*Directions for this task*:
Skip the images and return the records below exactly.
□ □ □ □
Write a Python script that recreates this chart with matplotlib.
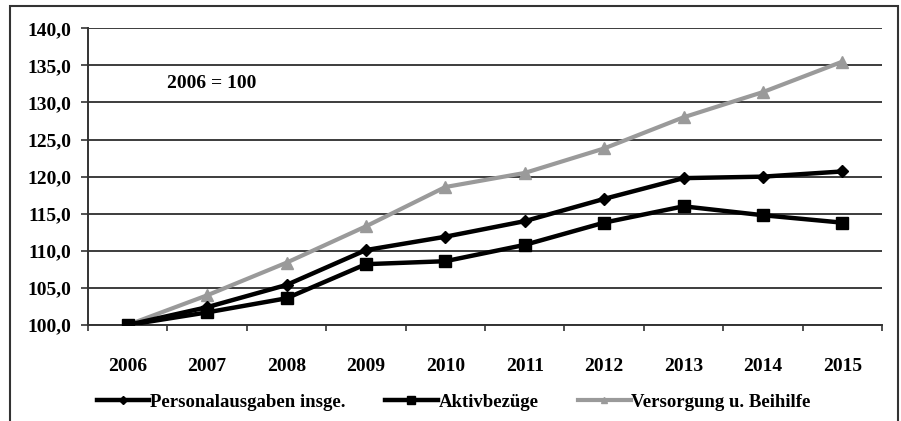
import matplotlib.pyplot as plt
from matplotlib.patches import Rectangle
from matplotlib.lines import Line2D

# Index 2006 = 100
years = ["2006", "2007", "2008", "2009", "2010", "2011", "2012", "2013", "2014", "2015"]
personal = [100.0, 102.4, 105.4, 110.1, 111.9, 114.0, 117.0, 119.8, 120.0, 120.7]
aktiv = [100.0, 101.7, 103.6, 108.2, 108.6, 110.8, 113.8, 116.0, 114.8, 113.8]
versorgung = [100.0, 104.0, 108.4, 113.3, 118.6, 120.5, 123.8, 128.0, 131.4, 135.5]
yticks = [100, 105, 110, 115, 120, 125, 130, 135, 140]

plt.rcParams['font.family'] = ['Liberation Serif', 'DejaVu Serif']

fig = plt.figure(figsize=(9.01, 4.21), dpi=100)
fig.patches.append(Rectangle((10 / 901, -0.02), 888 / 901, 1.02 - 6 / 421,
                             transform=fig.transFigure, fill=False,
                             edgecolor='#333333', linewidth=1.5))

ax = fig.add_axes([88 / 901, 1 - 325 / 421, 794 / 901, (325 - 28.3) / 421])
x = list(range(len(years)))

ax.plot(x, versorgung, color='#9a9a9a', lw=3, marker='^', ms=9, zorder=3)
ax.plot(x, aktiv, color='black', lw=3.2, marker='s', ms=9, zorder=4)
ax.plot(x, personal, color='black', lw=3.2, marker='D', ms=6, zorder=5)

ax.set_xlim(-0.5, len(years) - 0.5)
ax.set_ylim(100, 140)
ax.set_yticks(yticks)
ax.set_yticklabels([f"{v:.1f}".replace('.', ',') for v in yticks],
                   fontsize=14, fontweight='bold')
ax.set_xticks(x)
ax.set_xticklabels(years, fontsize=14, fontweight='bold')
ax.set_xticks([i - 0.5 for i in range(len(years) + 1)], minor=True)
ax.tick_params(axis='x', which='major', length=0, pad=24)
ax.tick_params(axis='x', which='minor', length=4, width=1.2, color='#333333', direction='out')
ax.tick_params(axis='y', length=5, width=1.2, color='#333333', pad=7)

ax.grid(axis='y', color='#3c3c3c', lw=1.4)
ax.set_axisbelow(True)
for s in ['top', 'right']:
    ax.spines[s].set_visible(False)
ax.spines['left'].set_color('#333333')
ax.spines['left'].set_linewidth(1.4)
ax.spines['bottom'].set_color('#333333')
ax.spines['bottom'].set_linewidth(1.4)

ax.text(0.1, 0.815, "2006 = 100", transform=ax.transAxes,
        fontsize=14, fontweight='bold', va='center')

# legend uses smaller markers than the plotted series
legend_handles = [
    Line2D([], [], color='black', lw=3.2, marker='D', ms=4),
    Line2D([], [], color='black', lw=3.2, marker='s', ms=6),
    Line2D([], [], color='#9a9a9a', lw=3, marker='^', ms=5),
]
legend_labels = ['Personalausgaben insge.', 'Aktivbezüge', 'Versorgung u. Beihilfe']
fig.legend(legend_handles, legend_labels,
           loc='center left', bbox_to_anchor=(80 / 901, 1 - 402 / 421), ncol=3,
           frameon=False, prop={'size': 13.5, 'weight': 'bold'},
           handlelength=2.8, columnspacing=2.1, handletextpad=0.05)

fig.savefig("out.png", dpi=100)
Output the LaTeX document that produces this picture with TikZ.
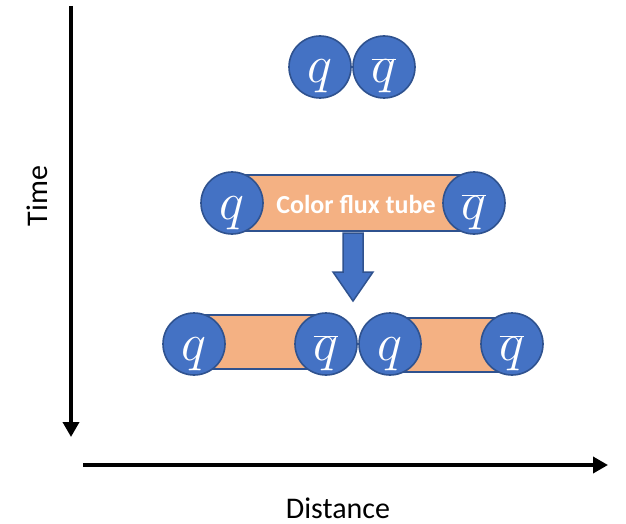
□ □ □ □
*Written reply*:
Write a Python script that recreates this chart with matplotlib.
import matplotlib.pyplot as plt
from matplotlib.patches import Rectangle
from matplotlib.lines import Line2D

# Index 2006 = 100
years = ["2006", "2007", "2008", "2009", "2010", "2011", "2012", "2013", "2014", "2015"]
personal = [100.0, 102.4, 105.4, 110.1, 111.9, 114.0, 117.0, 119.8, 120.0, 120.7]
aktiv = [100.0, 101.7, 103.6, 108.2, 108.6, 110.8, 113.8, 116.0, 114.8, 113.8]
versorgung = [100.0, 104.0, 108.4, 113.3, 118.6, 120.5, 123.8, 128.0, 131.4, 135.5]
yticks = [100, 105, 110, 115, 120, 125, 130, 135, 140]

plt.rcParams['font.family'] = ['Liberation Serif', 'DejaVu Serif']

fig = plt.figure(figsize=(9.01, 4.21), dpi=100)
fig.patches.append(Rectangle((10 / 901, -0.02), 888 / 901, 1.02 - 6 / 421,
                             transform=fig.transFigure, fill=False,
                             edgecolor='#333333', linewidth=1.5))

ax = fig.add_axes([88 / 901, 1 - 325 / 421, 794 / 901, (325 - 28.3) / 421])
x = list(range(len(years)))

ax.plot(x, versorgung, color='#9a9a9a', lw=3, marker='^', ms=9, zorder=3)
ax.plot(x, aktiv, color='black', lw=3.2, marker='s', ms=9, zorder=4)
ax.plot(x, personal, color='black', lw=3.2, marker='D', ms=6, zorder=5)

ax.set_xlim(-0.5, len(years) - 0.5)
ax.set_ylim(100, 140)
ax.set_yticks(yticks)
ax.set_yticklabels([f"{v:.1f}".replace('.', ',') for v in yticks],
                   fontsize=14, fontweight='bold')
ax.set_xticks(x)
ax.set_xticklabels(years, fontsize=14, fontweight='bold')
ax.set_xticks([i - 0.5 for i in range(len(years) + 1)], minor=True)
ax.tick_params(axis='x', which='major', length=0, pad=24)
ax.tick_params(axis='x', which='minor', length=4, width=1.2, color='#333333', direction='out')
ax.tick_params(axis='y', length=5, width=1.2, color='#333333', pad=7)

ax.grid(axis='y', color='#3c3c3c', lw=1.4)
ax.set_axisbelow(True)
for s in ['top', 'right']:
    ax.spines[s].set_visible(False)
ax.spines['left'].set_color('#333333')
ax.spines['left'].set_linewidth(1.4)
ax.spines['bottom'].set_color('#333333')
ax.spines['bottom'].set_linewidth(1.4)

ax.text(0.1, 0.815, "2006 = 100", transform=ax.transAxes,
        fontsize=14, fontweight='bold', va='center')

# legend uses smaller markers than the plotted series
legend_handles = [
    Line2D([], [], color='black', lw=3.2, marker='D', ms=4),
    Line2D([], [], color='black', lw=3.2, marker='s', ms=6),
    Line2D([], [], color='#9a9a9a', lw=3, marker='^', ms=5),
]
legend_labels = ['Personalausgaben insge.', 'Aktivbezüge', 'Versorgung u. Beihilfe']
fig.legend(legend_handles, legend_labels,
           loc='center left', bbox_to_anchor=(80 / 901, 1 - 402 / 421), ncol=3,
           frameon=False, prop={'size': 13.5, 'weight': 'bold'},
           handlelength=2.8, columnspacing=2.1, handletextpad=0.05)

fig.savefig("out.png", dpi=100)
Output the LaTeX document that produces this picture with TikZ.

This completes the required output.